At the same time, Iran and Russia are now able to sponsor Insags and build proxy forces through them to advance their strategic interests in the region. Certainly, Iran has been the primary beneficiary of the Syrian civil war and the disintegration of Iraq and Yemen. Iran is now methodically enlarging and deepening its influence across the region by simultaneously stirring Shia-Sunni conflict, portraying itself as protector and benefactor of the Shia populations of Bahrain, Iraq, Lebanon, Syria and Yemen, and ruthlessly exploiting power vacuums wherever it finds them. In the face of the Assad regime’s total dependence on Iran and Hezbollah, Iranian Revolutionary Guards and Hezbollah forces are now actively pursuing the establishment of missile bases within Syrian territory with which to strike Israel, while minimising the risk of an all-out Israeli retaliation against Hezbollah in Lebanon. When Israel and Hezbollah next go to war — and it is a question of when rather than if — the battlefront is likely to extend to Lebanon, the Golan and Syria, and will almost certainly involve Iranian soldiers as well as Hezbollah militiamen.

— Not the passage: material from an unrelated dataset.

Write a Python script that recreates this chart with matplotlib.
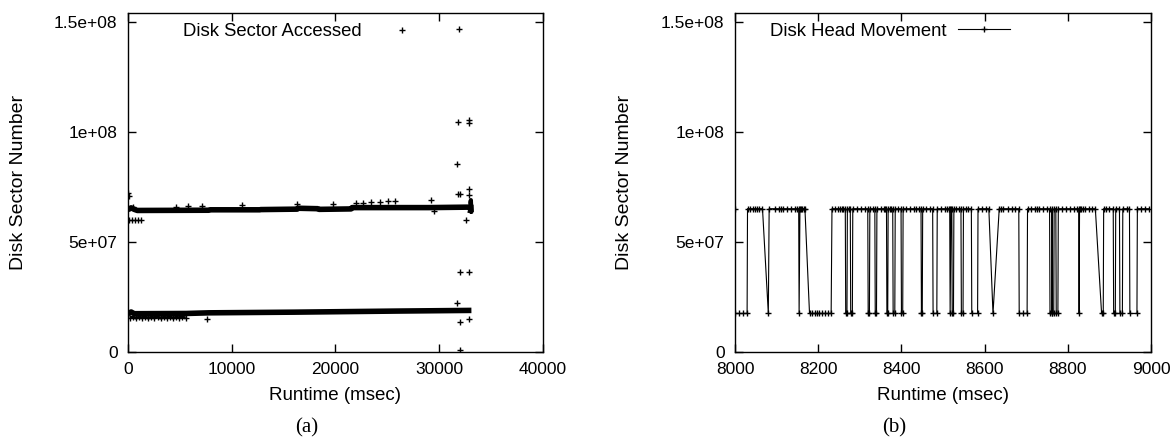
import matplotlib
matplotlib.use('Agg')
import matplotlib.pyplot as plt

plt.rcParams['font.family'] = ['Liberation Sans', 'DejaVu Sans']
plt.rcParams['font.size'] = 13

# ---- (a) disk sector accessed (values in millions of sectors) ----
upper_t = [0, 300, 600, 900, 7800, 7900, 12700, 12800, 16300, 16400, 18300, 18400,
           21500, 21600, 29000, 32700, 33100]
upper_v = [64.6, 65.5, 64.8, 64.3, 64.4, 64.6, 64.6, 64.7, 64.9, 65.3, 65.1, 64.8,
           65.0, 65.6, 65.6, 65.8, 65.6]

lower_t = [0, 300, 600, 5600, 7800, 16000, 26000, 33100]
lower_v = [17.3, 18.2, 17.4, 17.5, 17.8, 18.1, 18.6, 18.9]

strip_t = [150, 450, 750, 1050, 1350, 1650, 1950, 2250, 2550, 2850, 3150, 3450,
           3750, 4050, 4350, 4650, 4950, 5250, 5550]
strip_v = [15.6, 15.8, 15.5, 15.7, 15.6, 15.8, 15.5, 15.7, 15.6, 15.8, 15.5, 15.7,
           15.6, 15.8, 15.5, 15.7, 15.6, 15.8, 15.5]

burst_t = [32950, 33000, 33000, 33000, 33050, 33100, 33100]
burst_v = [64.0, 65.0, 66.5, 68.0, 69.0, 63.6, 66.0]

out_t = [36, 80, 73, 400, 700, 1000, 1273, 500,
         4618, 5818, 7164, 10982, 16255, 19782, 21964, 22690, 23418, 24327, 25091,
         25709, 29164, 29527, 7636,
         31927, 31818, 32909, 32909, 31745, 31960, 31850, 32909, 32909, 32545,
         31960, 32909, 31709, 31960, 32909, 31960]
out_v = [72.3, 71.0, 60.1, 60.1, 60.1, 60.1, 60.1, 65.9,
         65.9, 66.2, 66.5, 66.7, 67.1, 67.1, 67.7, 67.9, 68.2, 68.3, 68.5,
         68.8, 69.1, 64.0, 15.2,
         146.6, 104.3, 105.5, 104.0, 85.4, 71.7, 71.7, 74.1, 71.5, 59.8,
         36.5, 36.2, 22.1, 13.7, 15.2, 0.8]

# ---- (b) disk head movement: runs of samples at the high / low sector ----
head_hi = 65.1
head_lo = 17.5
head_runs = [
    ('H', [8000]),
    ('L', [8001, 8010, 8020, 8029]),
    ('H', [8030, 8037, 8043, 8048, 8053, 8058, 8066]),
    ('L', [8080]),
    ('H', [8082, 8095, 8105, 8110, 8115, 8125, 8135, 8145, 8150, 8153]),
    ('L', [8154]),
    ('H', [8156, 8159, 8162, 8165, 8168]),
    ('L', [8179, 8185, 8191, 8197, 8203, 8210, 8217, 8224, 8231]),
    ('H', [8233, 8240, 8247, 8252, 8256, 8260, 8265]),
    ('L', [8266, 8269]),
    ('H', [8270, 8274, 8277]),
    ('L', [8278, 8282]),
    ('H', [8283, 8292, 8302, 8312, 8319]),
    ('L', [8320, 8323]),
    ('H', [8324, 8331, 8336]),
    ('L', [8337, 8340]),
    ('H', [8341, 8350, 8357, 8361, 8364]),
    ('L', [8365, 8367]),
    ('H', [8368, 8372, 8376, 8379]),
    ('L', [8380, 8384]),
    ('H', [8385, 8392, 8399]),
    ('L', [8400, 8403]),
    ('H', [8404, 8412, 8421, 8429, 8436, 8441, 8447]),
    ('L', [8448, 8450]),
    ('H', [8451, 8460, 8469, 8475]),
    ('L', [8476, 8485]),
    ('H', [8486, 8495, 8505, 8510, 8514, 8516]),
    ('L', [8517]),
    ('H', [8519, 8521]),
    ('L', [8522, 8525]),
    ('H', [8526, 8531, 8538, 8543]),
    ('L', [8544, 8548]),
    ('H', [8549, 8556, 8561, 8568]),
    ('L', [8569, 8583]),
    ('H', [8584, 8593, 8602, 8610]),
    ('L', [8620]),
    ('H', [8635, 8640, 8645, 8655, 8665, 8674, 8682]),
    ('L', [8683, 8693, 8702]),
    ('H', [8703, 8711, 8720, 8725, 8730, 8740, 8750, 8756]),
    ('L', [8757, 8761]),
    ('H', [8762]),
    ('L', [8763, 8766]),
    ('H', [8767, 8771]),
    ('L', [8772, 8776]),
    ('H', [8777, 8786, 8796, 8805, 8815, 8822, 8826]),
    ('L', [8827]),
    ('H', [8828, 8831, 8836, 8841, 8850, 8858, 8866]),
    ('L', [8881, 8885]),
    ('H', [8886, 8891, 8900, 8909]),
    ('L', [8910, 8914]),
    ('H', [8915, 8924]),
    ('L', [8925, 8931]),
    ('H', [8932, 8941, 8948]),
    ('L', [8949, 8966]),
    ('H', [8967, 8976, 8985, 8994]),
]

head_t = []
head_v = []
for level, times in head_runs:
    for t in times:
        head_t.append(t)
        head_v.append(head_hi if level == 'H' else head_lo)

y_ticks = [0, 5e7, 1e8, 1.5e8]
y_labels = ['0', '5e+07', '1e+08', '1.5e+08']


def mil(vals):
    return [v * 1e6 for v in vals]


def style_axes(ax):
    ax.set_ylim(0, 1.54e8)
    ax.set_yticks(y_ticks)
    ax.set_yticklabels(y_labels)
    ax.tick_params(direction='in', top=True, right=True, length=6, width=1,
                   labelsize=12.5)
    ax.tick_params(axis='x', pad=7.5)
    ax.tick_params(axis='y', pad=7.5)
    for s in ax.spines.values():
        s.set_linewidth(1.0)
    ax.set_xlabel('Runtime (msec)', fontsize=13.5)
    ax.set_ylabel('Disk Sector Number', fontsize=14)
    ax.xaxis.set_label_coords(0.5, -0.127)
    ax.xaxis.label.set_va('center')
    ax.yaxis.set_label_coords(-0.265, 0.5)
    ax.yaxis.label.set_va('center')


fig = plt.figure(figsize=(11.71, 4.42), dpi=100)
ax1 = fig.add_axes([0.1093, 0.2036, 0.3544, 0.767])
ax2 = fig.add_axes([0.6277, 0.2036, 0.3553, 0.767])

mk = dict(marker='+', markersize=5, markeredgewidth=1.0)

ax1.plot(upper_t, mil(upper_v), '-', color='black', lw=4.0, solid_capstyle='butt')
ax1.plot(lower_t, mil(lower_v), '-', color='black', lw=4.0, solid_capstyle='butt')
ax1.plot(strip_t, mil(strip_v), '-', color='black', lw=2.2, solid_capstyle='butt')
ax1.plot(strip_t, mil(strip_v), linestyle='none', color='black', **mk)
ax1.plot(burst_t, mil(burst_v), '-', color='black', lw=3.0)
ax1.plot(out_t, mil(out_v), linestyle='none', color='black',
         label='Disk Sector Accessed', **mk)
ax1.set_xlim(0, 40000)
ax1.set_xticks([0, 10000, 20000, 30000, 40000])
style_axes(ax1)
ax1.legend(loc='center left', bbox_to_anchor=(0.133, 0.944), frameon=False,
           markerfirst=False, borderpad=0, borderaxespad=0, handlelength=2.7,
           handletextpad=0.8, fontsize=13.3)

ax2.plot(head_t, mil(head_v), '-', color='black', lw=0.8,
         label='Disk Head Movement', **mk)
ax2.set_xlim(8000, 9000)
ax2.set_xticks([8000, 8200, 8400, 8600, 8800, 9000])
style_axes(ax2)
ax2.legend(loc='center left', bbox_to_anchor=(0.084, 0.946), frameon=False,
           markerfirst=False, borderpad=0, borderaxespad=0, handlelength=2.86,
           handletextpad=0.6, fontsize=13.3)

fig.text(0.262, 0.032, '(a)', ha='center', va='center',
         family=['Liberation Serif', 'DejaVu Serif'], fontsize=15)
fig.text(0.764, 0.032, '(b)', ha='center', va='center',
         family=['Liberation Serif', 'DejaVu Serif'], fontsize=15)

fig.savefig('out.png', dpi=100)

Five years since the launch of the Arab Spring, between five and seven million people live under the yoke of the Islamic State in parts of Iraq, Syria and Libya, a further two million under the rule of Hamas and Palestinian Islamic Jihad (PIJ) in Gaza, and a total of at least another million are under Insag control in Lebanon, Sinai and parts of the Sahel region — all in all between eight and ten million human beings, in what is already the world’s least politically stable region. Whatever the fate of one Insag or another may be, the phenomenon is here to stay. Should they continue their territorial gains and entrenchment among the local populations, they will inculcate millions of children in various forms of militant jihadism, gradually acquire more state-like military and financial assets, and increasingly transform the nature of international terrorism and challenge the state-based international order itself.